--- GIVEN DATA ---

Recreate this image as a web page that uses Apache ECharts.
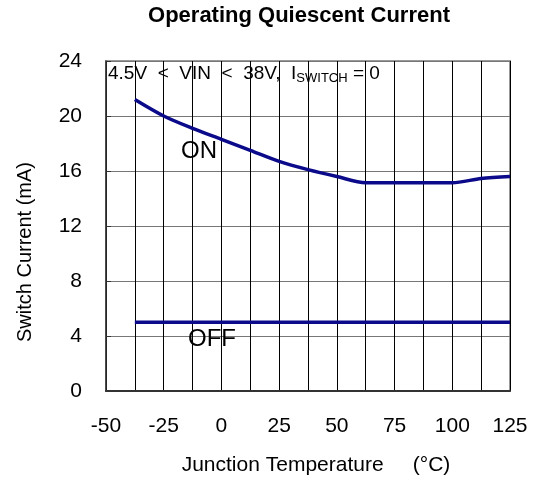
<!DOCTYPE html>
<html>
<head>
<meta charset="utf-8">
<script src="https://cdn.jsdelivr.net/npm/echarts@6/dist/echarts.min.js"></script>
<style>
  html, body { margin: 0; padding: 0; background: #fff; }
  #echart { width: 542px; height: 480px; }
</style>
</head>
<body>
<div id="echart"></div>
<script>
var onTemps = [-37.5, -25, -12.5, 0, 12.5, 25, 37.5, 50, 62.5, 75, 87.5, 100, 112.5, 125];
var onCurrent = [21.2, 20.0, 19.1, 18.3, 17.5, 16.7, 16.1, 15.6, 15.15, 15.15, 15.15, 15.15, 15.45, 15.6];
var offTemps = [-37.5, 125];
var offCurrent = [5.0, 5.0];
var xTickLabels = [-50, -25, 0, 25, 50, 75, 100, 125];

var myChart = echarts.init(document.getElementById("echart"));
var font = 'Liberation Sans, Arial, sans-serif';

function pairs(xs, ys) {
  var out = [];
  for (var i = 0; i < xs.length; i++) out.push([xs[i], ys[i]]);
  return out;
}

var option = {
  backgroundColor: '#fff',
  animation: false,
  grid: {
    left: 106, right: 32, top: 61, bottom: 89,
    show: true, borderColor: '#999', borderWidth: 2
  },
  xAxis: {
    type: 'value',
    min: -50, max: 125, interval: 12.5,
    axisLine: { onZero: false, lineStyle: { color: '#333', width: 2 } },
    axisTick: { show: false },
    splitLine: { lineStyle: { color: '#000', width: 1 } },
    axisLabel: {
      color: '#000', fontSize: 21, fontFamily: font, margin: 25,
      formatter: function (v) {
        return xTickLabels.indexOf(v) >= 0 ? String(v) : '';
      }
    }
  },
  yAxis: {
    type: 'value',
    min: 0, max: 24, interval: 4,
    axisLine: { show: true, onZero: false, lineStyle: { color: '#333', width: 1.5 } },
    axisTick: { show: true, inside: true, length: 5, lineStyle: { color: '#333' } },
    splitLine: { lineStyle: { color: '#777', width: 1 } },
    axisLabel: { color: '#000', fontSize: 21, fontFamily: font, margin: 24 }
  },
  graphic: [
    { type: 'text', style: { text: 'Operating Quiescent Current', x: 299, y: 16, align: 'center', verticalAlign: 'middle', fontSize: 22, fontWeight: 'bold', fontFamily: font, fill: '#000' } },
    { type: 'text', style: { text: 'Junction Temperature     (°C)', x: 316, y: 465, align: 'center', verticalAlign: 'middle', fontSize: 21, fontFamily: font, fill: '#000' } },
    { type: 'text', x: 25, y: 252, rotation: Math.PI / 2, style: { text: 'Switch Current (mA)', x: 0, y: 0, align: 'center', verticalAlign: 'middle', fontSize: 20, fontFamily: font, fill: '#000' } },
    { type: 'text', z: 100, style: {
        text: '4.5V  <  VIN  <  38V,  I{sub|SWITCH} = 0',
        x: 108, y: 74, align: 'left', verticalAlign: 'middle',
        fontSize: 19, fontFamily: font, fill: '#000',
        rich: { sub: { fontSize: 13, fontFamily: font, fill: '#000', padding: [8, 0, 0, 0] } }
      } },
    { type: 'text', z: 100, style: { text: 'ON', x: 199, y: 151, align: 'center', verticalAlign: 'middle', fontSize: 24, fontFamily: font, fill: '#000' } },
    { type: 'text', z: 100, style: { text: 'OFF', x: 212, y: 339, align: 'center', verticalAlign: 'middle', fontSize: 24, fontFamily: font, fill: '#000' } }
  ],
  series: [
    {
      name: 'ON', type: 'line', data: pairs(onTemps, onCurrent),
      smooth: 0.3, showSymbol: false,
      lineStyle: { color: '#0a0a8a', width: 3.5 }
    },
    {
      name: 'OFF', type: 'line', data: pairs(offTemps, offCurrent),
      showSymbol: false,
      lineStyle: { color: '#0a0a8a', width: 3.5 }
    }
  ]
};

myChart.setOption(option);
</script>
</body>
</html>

---

> _TASK PROMPT_
Set the pictures aside and transcribe the data above exactly.

> _SOLUTION TO THIS EXERCISE_
Recreate this image as a web page that uses Apache ECharts.
<!DOCTYPE html>
<html>
<head>
<meta charset="utf-8">
<script src="https://cdn.jsdelivr.net/npm/echarts@6/dist/echarts.min.js"></script>
<style>
  html, body { margin: 0; padding: 0; background: #fff; }
  #echart { width: 542px; height: 480px; }
</style>
</head>
<body>
<div id="echart"></div>
<script>
var onTemps = [-37.5, -25, -12.5, 0, 12.5, 25, 37.5, 50, 62.5, 75, 87.5, 100, 112.5, 125];
var onCurrent = [21.2, 20.0, 19.1, 18.3, 17.5, 16.7, 16.1, 15.6, 15.15, 15.15, 15.15, 15.15, 15.45, 15.6];
var offTemps = [-37.5, 125];
var offCurrent = [5.0, 5.0];
var xTickLabels = [-50, -25, 0, 25, 50, 75, 100, 125];

var myChart = echarts.init(document.getElementById("echart"));
var font = 'Liberation Sans, Arial, sans-serif';

function pairs(xs, ys) {
  var out = [];
  for (var i = 0; i < xs.length; i++) out.push([xs[i], ys[i]]);
  return out;
}

var option = {
  backgroundColor: '#fff',
  animation: false,
  grid: {
    left: 106, right: 32, top: 61, bottom: 89,
    show: true, borderColor: '#999', borderWidth: 2
  },
  xAxis: {
    type: 'value',
    min: -50, max: 125, interval: 12.5,
    axisLine: { onZero: false, lineStyle: { color: '#333', width: 2 } },
    axisTick: { show: false },
    splitLine: { lineStyle: { color: '#000', width: 1 } },
    axisLabel: {
      color: '#000', fontSize: 21, fontFamily: font, margin: 25,
      formatter: function (v) {
        return xTickLabels.indexOf(v) >= 0 ? String(v) : '';
      }
    }
  },
  yAxis: {
    type: 'value',
    min: 0, max: 24, interval: 4,
    axisLine: { show: true, onZero: false, lineStyle: { color: '#333', width: 1.5 } },
    axisTick: { show: true, inside: true, length: 5, lineStyle: { color: '#333' } },
    splitLine: { lineStyle: { color: '#777', width: 1 } },
    axisLabel: { color: '#000', fontSize: 21, fontFamily: font, margin: 24 }
  },
  graphic: [
    { type: 'text', style: { text: 'Operating Quiescent Current', x: 299, y: 16, align: 'center', verticalAlign: 'middle', fontSize: 22, fontWeight: 'bold', fontFamily: font, fill: '#000' } },
    { type: 'text', style: { text: 'Junction Temperature     (°C)', x: 316, y: 465, align: 'center', verticalAlign: 'middle', fontSize: 21, fontFamily: font, fill: '#000' } },
    { type: 'text', x: 25, y: 252, rotation: Math.PI / 2, style: { text: 'Switch Current (mA)', x: 0, y: 0, align: 'center', verticalAlign: 'middle', fontSize: 20, fontFamily: font, fill: '#000' } },
    { type: 'text', z: 100, style: {
        text: '4.5V  <  VIN  <  38V,  I{sub|SWITCH} = 0',
        x: 108, y: 74, align: 'left', verticalAlign: 'middle',
        fontSize: 19, fontFamily: font, fill: '#000',
        rich: { sub: { fontSize: 13, fontFamily: font, fill: '#000', padding: [8, 0, 0, 0] } }
      } },
    { type: 'text', z: 100, style: { text: 'ON', x: 199, y: 151, align: 'center', verticalAlign: 'middle', fontSize: 24, fontFamily: font, fill: '#000' } },
    { type: 'text', z: 100, style: { text: 'OFF', x: 212, y: 339, align: 'center', verticalAlign: 'middle', fontSize: 24, fontFamily: font, fill: '#000' } }
  ],
  series: [
    {
      name: 'ON', type: 'line', data: pairs(onTemps, onCurrent),
      smooth: 0.3, showSymbol: false,
      lineStyle: { color: '#0a0a8a', width: 3.5 }
    },
    {
      name: 'OFF', type: 'line', data: pairs(offTemps, offCurrent),
      showSymbol: false,
      lineStyle: { color: '#0a0a8a', width: 3.5 }
    }
  ]
};

myChart.setOption(option);
</script>
</body>
</html>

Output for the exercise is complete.